IN THE LAKE OF THE WOODS by Tim O’Brien (First published 1995)

itlw3Twenty years on from his debut non-fiction work – If I Die In A Combat Zone – this novel by Tim O’Brien shows that the author is still burdened by the memories of his year spent in Vietnam.

The tale begins as a study of a marriage in which whatever glow there once was has long since faded.

We meet democratic politician John Wade and his wife who are holed up in a remote cabin, escaping the public humiliation of a heavy electoral defeat.

His previously high standing with the voters has nosedived after his involvement in the atrocities at Mai Lai is exposed. Kathy never seems entirely sympathetic to his plight.

Prior to his downfall she had had a brief fling with her dentist and her sudden disappearance doesn’t initially cause him great concern.

Eventually he wakes up to the idea that something bad may have happened to her. In a series of hypotheses, possible scenarios are laid out but early on O’Brien warns the reader that we will never be told what really became of her.

The ‘evidence’ chapters mix real quotes with fictional ones but these increasingly strike you as a contrived series of red herrings. It’s as if O’Brien started out with the notion of writing a mystery story then got bored with the idea.

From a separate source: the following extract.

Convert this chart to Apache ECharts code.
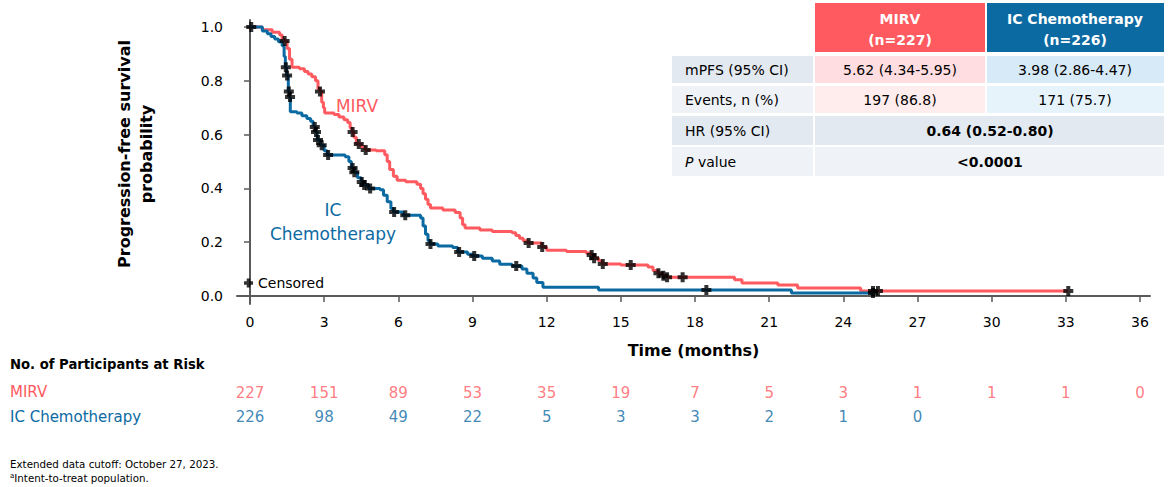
<!DOCTYPE html>
<html><head><meta charset="utf-8">
<script src="https://cdn.jsdelivr.net/npm/echarts@6/dist/echarts.min.js"></script>
<style>html,body{margin:0;padding:0;background:#fff}#c{width:1170px;height:487px}</style>
</head><body><div id="c"></div>
<script>
// ---------- DATA ----------
const xTicks = [0,3,6,9,12,15,18,21,24,27,30,33,36];
const yTicks = [0,0.2,0.4,0.6,0.8,1.0];

const mirvCurve = [[0,1.0],[0.5,0.99],[0.9,0.98],[1.2,0.97],[1.3,0.955],[1.38,0.948],[1.5,0.92],[1.6,0.88],[1.7,0.85],[2.0,0.845],[2.2,0.835],[2.35,0.825],[2.5,0.815],[2.65,0.80],[2.75,0.77],[2.83,0.76],[2.9,0.72],[2.97,0.70],[3.02,0.68],[3.4,0.675],[3.6,0.665],[3.8,0.655],[3.95,0.645],[4.05,0.625],[4.13,0.61],[4.2,0.59],[4.3,0.565],[4.5,0.555],[4.66,0.543],[5.1,0.54],[5.45,0.525],[5.55,0.50],[5.65,0.47],[5.8,0.445],[5.95,0.43],[6.3,0.425],[6.75,0.415],[6.9,0.40],[7.0,0.38],[7.1,0.36],[7.2,0.34],[7.3,0.327],[7.8,0.32],[8.3,0.31],[8.5,0.29],[8.6,0.265],[8.7,0.253],[9.3,0.245],[9.8,0.24],[10.6,0.235],[10.75,0.225],[10.9,0.215],[11.05,0.205],[11.25,0.197],[11.8,0.182],[12.0,0.17],[12.8,0.165],[13.6,0.16],[13.8,0.152],[13.9,0.14],[14.1,0.13],[14.25,0.119],[15.0,0.115],[16.1,0.108],[16.3,0.095],[16.5,0.085],[16.7,0.075],[16.85,0.07],[19.6,0.06],[19.9,0.048],[21.35,0.041],[22.15,0.03],[24.7,0.019],[33.1,0.019]];
const icCurve = [[0,1.0],[0.5,0.985],[0.7,0.975],[0.85,0.965],[1.0,0.955],[1.15,0.945],[1.3,0.93],[1.38,0.89],[1.43,0.85],[1.48,0.82],[1.55,0.76],[1.6,0.74],[1.63,0.685],[1.9,0.68],[2.1,0.67],[2.3,0.66],[2.45,0.65],[2.55,0.635],[2.6,0.628],[2.65,0.61],[2.72,0.58],[2.85,0.56],[3.0,0.54],[3.12,0.524],[3.85,0.518],[4.0,0.50],[4.1,0.476],[4.2,0.46],[4.35,0.44],[4.5,0.424],[4.6,0.413],[4.8,0.40],[5.26,0.395],[5.4,0.375],[5.55,0.35],[5.7,0.325],[5.8,0.312],[6.2,0.30],[6.9,0.29],[7.0,0.26],[7.1,0.23],[7.2,0.205],[7.28,0.193],[7.6,0.186],[8.2,0.18],[8.4,0.164],[8.8,0.155],[9.0,0.149],[9.4,0.14],[9.8,0.13],[10.1,0.118],[10.6,0.112],[11.0,0.10],[11.2,0.085],[11.45,0.067],[11.6,0.05],[11.85,0.033],[14.1,0.022],[21.9,0.011],[25.2,0.011]];

const mirvCensor = [[0.05,1.0],[1.4,0.948],[2.83,0.76],[4.15,0.61],[4.4,0.565],[4.68,0.543],[11.27,0.197],[11.82,0.182],[13.82,0.152],[13.92,0.14],[14.27,0.119],[15.4,0.115],[16.52,0.085],[16.72,0.075],[16.87,0.07],[17.5,0.07],[25.2,0.019],[25.4,0.019],[33.1,0.019]];
const icCensor = [[1.45,0.85],[1.5,0.82],[1.57,0.76],[1.62,0.74],[2.62,0.628],[2.67,0.61],[2.75,0.58],[2.9,0.56],[3.16,0.524],[4.15,0.476],[4.22,0.46],[4.52,0.424],[4.62,0.413],[4.86,0.40],[5.83,0.312],[6.28,0.30],[7.3,0.193],[8.46,0.164],[9.07,0.149],[10.77,0.112],[18.46,0.022],[25.2,0.011]];

const riskMonths = [0,3,6,9,12,15,18,21,24,27,30,33,36];
const riskMIRV = [227,151,89,53,35,19,7,5,3,1,1,1,0];
const riskIC = [226,98,49,22,5,3,3,2,1,0];

const tableRowLabels = ['mPFS (95% CI)','Events, n (%)','HR (95% CI)','{i|P} value'];
const tableMIRV = ['5.62 (4.34-5.95)','197 (86.8)'];
const tableIC = ['3.98 (2.86-4.47)','171 (75.7)'];
const tableMerged = ['0.64 (0.52-0.80)','<0.0001'];

// ---------- STYLE ----------
const FONT = '"DejaVu Sans", Verdana, sans-serif';
const RED = '#FF5A5F';
const BLUE = '#0C6AA3';
const AXIS = '#5a5a5a';
const PLUS = 'path://M3,0H7V3H10V7H7V10H3V7H0V3H3Z';

const chart = echarts.init(document.getElementById('c'), null, {renderer:'svg'});

function txt(text, x, y, o) {
  o = o || {};
  return {type:'text', silent:true, z:10, style:{text:text, x:x, y:y, fill:o.fill||'#000', fontSize:o.size||14, fontFamily:FONT, fontWeight:o.weight||'normal', textAlign:o.align||'left', textVerticalAlign:'middle', rich:o.rich}};
}
function rect(x,y,w,h,fill){return {type:'rect', silent:true, z:5, shape:{x:x,y:y,width:w,height:h}, style:{fill:fill}};}

const graphic = [];
// plot labels
graphic.push(txt('MIRV', 357, 106, {fill:RED, size:17, align:'center'}));
graphic.push(txt('IC', 333, 210, {fill:BLUE, size:17, align:'center'}));
graphic.push(txt('Chemotherapy', 333, 234, {fill:BLUE, size:17, align:'center'}));
// table
const rowsY = [[56,27],[86,27],[116,29],[147,29]];
const labelBg = ['#E3E9F1','#EFF3F8','#E3E9F1','#EFF3F8'];
graphic.push(rect(815,3,170,49,RED));
graphic.push(rect(987,3,177,49,BLUE));
graphic.push(txt('MIRV',900,19,{fill:'#fff',weight:'bold',size:14,align:'center'}));
graphic.push(txt('(n=227)',900,40,{fill:'#fff',weight:'bold',size:14,align:'center'}));
graphic.push(txt('IC Chemotherapy',1075,19,{fill:'#fff',weight:'bold',size:14,align:'center'}));
graphic.push(txt('(n=226)',1075,40,{fill:'#fff',weight:'bold',size:14,align:'center'}));
rowsY.forEach((r,i)=>{
  graphic.push(rect(672,r[0],141,r[1],labelBg[i]));
  graphic.push(txt(tableRowLabels[i],685,r[0]+r[1]/2,{size:14,rich:{i:{fontStyle:'italic',fontSize:14,fontFamily:FONT,fill:'#000'}}}));
  if (i<2) {
    graphic.push(rect(815,r[0],170,r[1], i===0?'#FFDDE0':'#FFECED'));
    graphic.push(rect(987,r[0],177,r[1], i===0?'#D6EAF8':'#E7F3FB'));
    graphic.push(txt(tableMIRV[i],900,r[0]+r[1]/2,{size:14,align:'center'}));
    graphic.push(txt(tableIC[i],1075,r[0]+r[1]/2,{size:14,align:'center'}));
  } else {
    graphic.push(rect(815,r[0],349,r[1],labelBg[i]));
    graphic.push(txt(tableMerged[i-2],990,r[0]+r[1]/2,{size:14,align:'center',weight:'bold'}));
  }
});
// risk table labels
graphic.push(txt('No. of Participants at Risk',10,364,{size:13.2,weight:'bold'}));
graphic.push(txt('MIRV',10,392,{size:15,fill:RED}));
graphic.push(txt('IC Chemotherapy',10,417,{size:15,fill:BLUE}));
// footnotes
graphic.push(txt('Extended data cutoff: October 27, 2023.',10,464,{size:10.3}));
graphic.push(txt('{s|a}Intent-to-treat population.',10,478,{size:10.3,rich:{s:{fontSize:7,fontFamily:FONT,verticalAlign:'top',padding:[0,0,5,0]}}}));

function riskSeries(values, name, color){
  return {type:'scatter', xAxisIndex:1, yAxisIndex:1, silent:true, symbolSize:1,
    itemStyle:{color:'rgba(0,0,0,0)'},
    data: values.map((v,i)=>[riskMonths[i], name]),
    label:{show:true, position:'inside', formatter:p=>String(values[p.dataIndex]), color:color, fontSize:15, fontFamily:FONT}};
}

const option = {
  animation:false,
  backgroundColor:'#fff',
  grid:[
    {left:237, right:20, top:20, bottom:183},
    {left:237, right:20, top:381, height:48}
  ],
  legend:{data:[{name:'Censored', icon:PLUS}], left:239, top:271, itemWidth:9, itemHeight:9, itemGap:4,
    textStyle:{fontSize:14, fontFamily:FONT, color:'#000'}, selectedMode:false},
  xAxis:[
    {type:'value', gridIndex:0, min:-0.526, max:36.405,
     splitLine:{show:false},
     axisLine:{show:true, lineStyle:{color:AXIS, width:2}},
     axisTick:{show:true, customValues:xTicks, length:6, lineStyle:{color:AXIS, width:1.5}},
     axisLabel:{show:true, customValues:xTicks, margin:11, fontSize:14, fontFamily:FONT, color:'#000'},
     name:'Time (months)', nameLocation:'middle', nameGap:38,
     nameTextStyle:{fontSize:16, fontWeight:'bold', fontFamily:FONT, color:'#000'}},
    {type:'value', gridIndex:1, min:-0.526, max:36.405, show:false}
  ],
  yAxis:[
    {type:'value', gridIndex:0, min:-0.0297, max:1.026,
     splitLine:{show:false},
     axisLine:{show:true, lineStyle:{color:AXIS, width:2}},
     axisTick:{show:true, customValues:yTicks, length:6, lineStyle:{color:AXIS, width:1.5}},
     axisLabel:{show:true, customValues:yTicks, margin:14, fontSize:14, fontFamily:FONT, color:'#000', formatter:v=>Number(v).toFixed(1)},
     name:'Progression-free survival\nprobability', nameLocation:'middle', nameGap:80, nameRotate:90,
     nameTextStyle:{fontSize:16, fontWeight:'bold', fontFamily:FONT, color:'#000', lineHeight:22, padding:[0,0,0,16]}},
    {type:'category', gridIndex:1, inverse:true, data:['MIRV','IC Chemotherapy'], show:false}
  ],
  series:[
    {name:'MIRV', type:'line', step:'end', data:mirvCurve, showSymbol:false, silent:true,
     lineStyle:{color:RED, width:3}, itemStyle:{color:RED}, z:2},
    {name:'IC Chemotherapy', type:'line', step:'end', data:icCurve, showSymbol:false, silent:true,
     lineStyle:{color:BLUE, width:3}, itemStyle:{color:BLUE}, z:3},
    {name:'Censored', type:'scatter', data:mirvCensor, symbol:PLUS, symbolSize:10, itemStyle:{color:'#000'}, z:5, silent:true},
    {name:'Censored', type:'scatter', data:icCensor, symbol:PLUS, symbolSize:10, itemStyle:{color:'#000'}, z:5, silent:true},
    riskSeries(riskMIRV,'MIRV',RED),
    riskSeries(riskIC,'IC Chemotherapy',BLUE)
  ],
  graphic: graphic
};
chart.setOption(option);
</script>
</body></html>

This is a shaggy dog story, albeit one with adult themes. As such,  the author effectively removes most reasons to keep on reading.

On top of this, we quickly get to realize that the man Kathy left behind was a jerk before his wartime traumas and is an even bigger jerk after.

A story like this demands that you should feel a degree of sympathy for one or other of this ill-fated couple but redeeming factors in both are in short supply. There are half-baked hints that she may have been murdered but knowing that you will never know doesn’t exactly make this into much of a page turner.

The would-be drama is offset by prolonged flashbacks to the horrors of war that don’t properly belong here.

Tim O’Brien writes succinctly but the plot goes off at too many tangents and leaves all the interesting questions dangling.